À Jaureguiberry, ce sont 2.000 pneus, 3.000 bouteilles en verre, 1.500 bouteilles en plastique et 12.000 canettes qui ont été mis bout à bout, avec du bois, du verre et du ciment, pour faire naître l’école N°294. Le projet, porté par une ONG locale et financé par une marque de lessive, aurait coûté 300.000 dollars, selon les médias uruguayens. Pouvant accueillir jusqu’à 100 élèves, l’établissement en compte actuellement 39, certains commençant tout juste la maternelle tandis que d’autres font leur dernière année avant le collège. Ils partagent tous le même enthousiasme, celui de se trouver dans une école unique et proche de la nature.

Le célèbre architecte américain Michael Reynolds (centre), travaille pendant la période de construction de l’École primaire N°294.

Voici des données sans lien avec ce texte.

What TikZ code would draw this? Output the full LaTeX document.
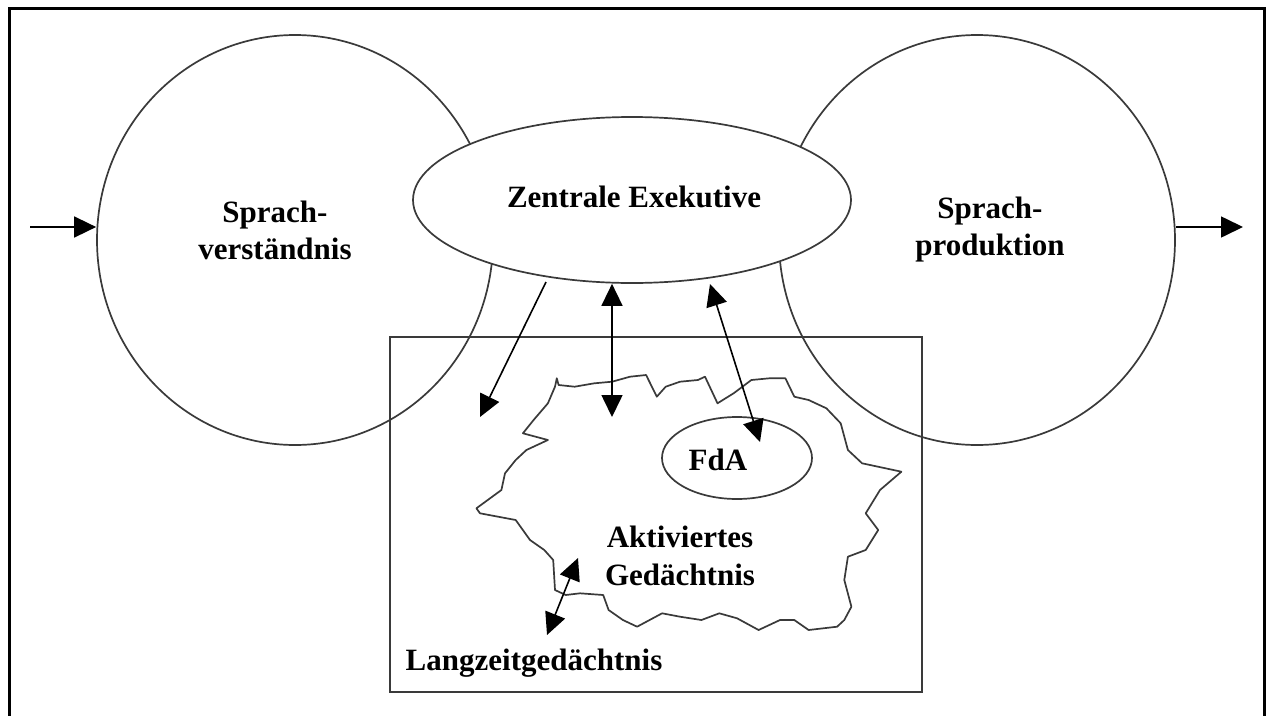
\documentclass[tikz,border=0pt]{standalone}
\usepackage{fontspec}
\setmainfont{Liberation Serif}
\usetikzlibrary{arrows.meta,shapes.geometric}
\definecolor{linegrey}{HTML}{3A3A3A}
\begin{document}
\begin{tikzpicture}[x=1pt,y=-1pt,
  shapeline/.style={draw=linegrey, line width=1.7pt},
  lbl/.style={font=\fontsize{31}{37}\selectfont\bfseries, align=center, inner sep=0pt},
  tip/.tip={Triangle[length=22pt,width=21pt]},
  arr/.style={line width=1.6pt, -tip},
  darr/.style={line width=1.6pt, tip-tip}]
\useasboundingbox (0,0) rectangle (1266,715);
\fill[white] (0,0) rectangle (1266,715);
% frame
\draw[line width=3pt] (9.5,716) -- (9.5,8.5) -- (1264.5,8.5) -- (1264.5,716);
% big circles
\node[shapeline, ellipse, minimum width=396pt, minimum height=410pt, inner sep=0pt] (sv) at (295,240) {};
\node[shapeline, ellipse, minimum width=396pt, minimum height=410pt, inner sep=0pt] (sp) at (977,240) {};
% long-term memory box
\node[shapeline, rectangle, minimum width=532pt, minimum height=355pt, inner sep=0pt] (ltm) at (656,514.5) {};
% activated memory cloud
\filldraw[fill=white, draw=linegrey, line width=1.7pt, line join=round]
  plot coordinates {(556.8,378.3) (558.6,385) (574.6,386.7) (594.3,383.3) (612.1,381.7) (630,376.7)
  (646.1,375) (656.8,396.7) (665.7,386.7) (680,381.7) (697.9,380) (705,376.7) (717.5,403.3)
  (733.6,393.3) (751.4,380) (769.3,378.3) (785.4,378.3) (794.3,396.7) (808.6,400) (826.4,408.3)
  (840.7,423.3) (847.9,450) (862.1,463.3) (901.4,471.7) (880,490) (865.7,513.3) (878.2,530)
  (865.7,550) (847.9,556.7) (844.3,580) (851.4,606.7) (844.3,620) (837.1,626.7) (808.6,630)
  (794.3,620) (780,620) (758.6,630) (737.1,618.3) (719.3,613.3) (701.4,620) (680,616.7)
  (662.1,613.3) (637.1,626.7) (622.9,620) (608.6,610) (603.2,595) (580,593.3) (565.7,595)
  (555,590) (553.2,560) (544.3,550) (530,540) (515.7,520) (480,513.3) (476.4,508.3)
  (501.4,490) (505,473.3) (515.7,460) (526.4,450) (547.9,440) (522.9,433.3) (533.6,420)
  (547.9,403.3) (555,386.7)} -- cycle;
% central executive
\node[shapeline, fill=white, ellipse, minimum width=438pt, minimum height=166pt, inner sep=0pt] (ce) at (632,200) {};
% FdA
\node[shapeline, fill=white, ellipse, minimum width=150pt, minimum height=82pt, inner sep=0pt] (fda) at (737,458) {};
% labels
\node[lbl] (tsv) at (275,230) {Sprach-\\verständnis};
\node[lbl] (tsp) at (990,230) {Sprach-\\produktion};
\node[lbl] (tce) at (634,197) {Zentrale Exekutive};
\node[lbl] (tfda) at (718,460) {FdA};
\node[lbl, font=\fontsize{31}{38}\selectfont\bfseries] (tag) at (680,556) {Aktiviertes\\Gedächtnis};
\node[lbl] (tltm) at (534,663) {Langzeitgedächtnis};
% arrow end points
\coordinate (in0) at (30,227);
\coordinate (out1) at (1243,227);
\coordinate (a1s) at (546,282);
\coordinate (a1e) at (480,417);
\coordinate (a2e) at (612,417);
\coordinate (a3s) at (710,284);
\coordinate (a3e) at (760,442);
\coordinate (a4s) at (578,558);
\coordinate (a4e) at (547,635);
% arrows
\draw[arr] (in0) -- (sv.west |- in0);
\draw[arr] (sp.east |- out1) -- (out1);
\draw[arr] (a1s) -- (a1e);
\draw[darr] (ce.south -| a2e) -- (a2e);
\draw[darr] (a3s) -- (a3e);
\draw[darr] (a4s) -- (a4e);
\end{tikzpicture}
\end{document}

«C’est une école pleine de vie», sourit Paula, sept ans, qui élabore avec ses camarades une liste des choses à faire ou ne pas faire pour prendre soin de la planète. Ce matin-là, dans la classe de la maîtresse Rita Montans, 45 ans, les élèves participent à un atelier d’écriture spontanée et d’organisation d’idées sur le thème de la protection de l’environnement.

Chacun fait des propositions : «Ne pas jeter les déchets», «Protéger les plantes», «Ne pas jeter les bouteilles»... «S’il n’y avait pas d’arbres, on ne serait plus là», lance d’un air assuré Sébastian, sept ans. L’objectif, selon l’enseignante, est de créer un code de conduite à suivre, avec des «croix vertes» pour les bonnes pratiques.

Du potager à la cantine

L’école en est déjà un bon exemple : elle ne produit aucun déchet et, face aux trois salles de classe, le potager qui abrite du basilic, des tomates, des fraises ou encore des blettes reçoit du compost comme engrais naturel.

Sur le toit, l’eau de pluie est recueillie puis filtrée, avant de servir aux toilettes et au potager.

Pour y donner des cours, les enseignants reçoivent une formation spéciale qui leur permet d’adapter leurs cours en les axant sur le respect de l’environnement et de faire un usage responsable du bâtiment et de son énergie.

Une fois par semaine, les enfants consacrent une heure au potager, récoltant les fruits et légumes qu’ils ont eux-mêmes cultivés et qu’ils dégusteront ensuite à la cantine. Sébastian raconte ainsi avoir cueilli des tomates cerises. «Elles sont bonnes !», s’exclame Felipe, huit ans. En revanche, il faudra attendre avant de pouvoir goûter les aubergines. «On ne peut pas encore les manger parce qu’elles ne sont pas mûres», observe, résignée, Patricia, sept ans.

Alors qu’un bus de touristes s’arrête devant le bâtiment pour prendre en photo cette école unique en son genre, la directrice Alicia Alvarez se dit convaincue qu’«il n’y a pas meilleur apprentissage que de vivre les choses».

Et pour ces élèves privilégiés, «qu’ils puissent appliquer ou non» ces leçons à l’avenir, d’une manière ou d’une autre, «la graine est déjà plantée», assure-t-elle.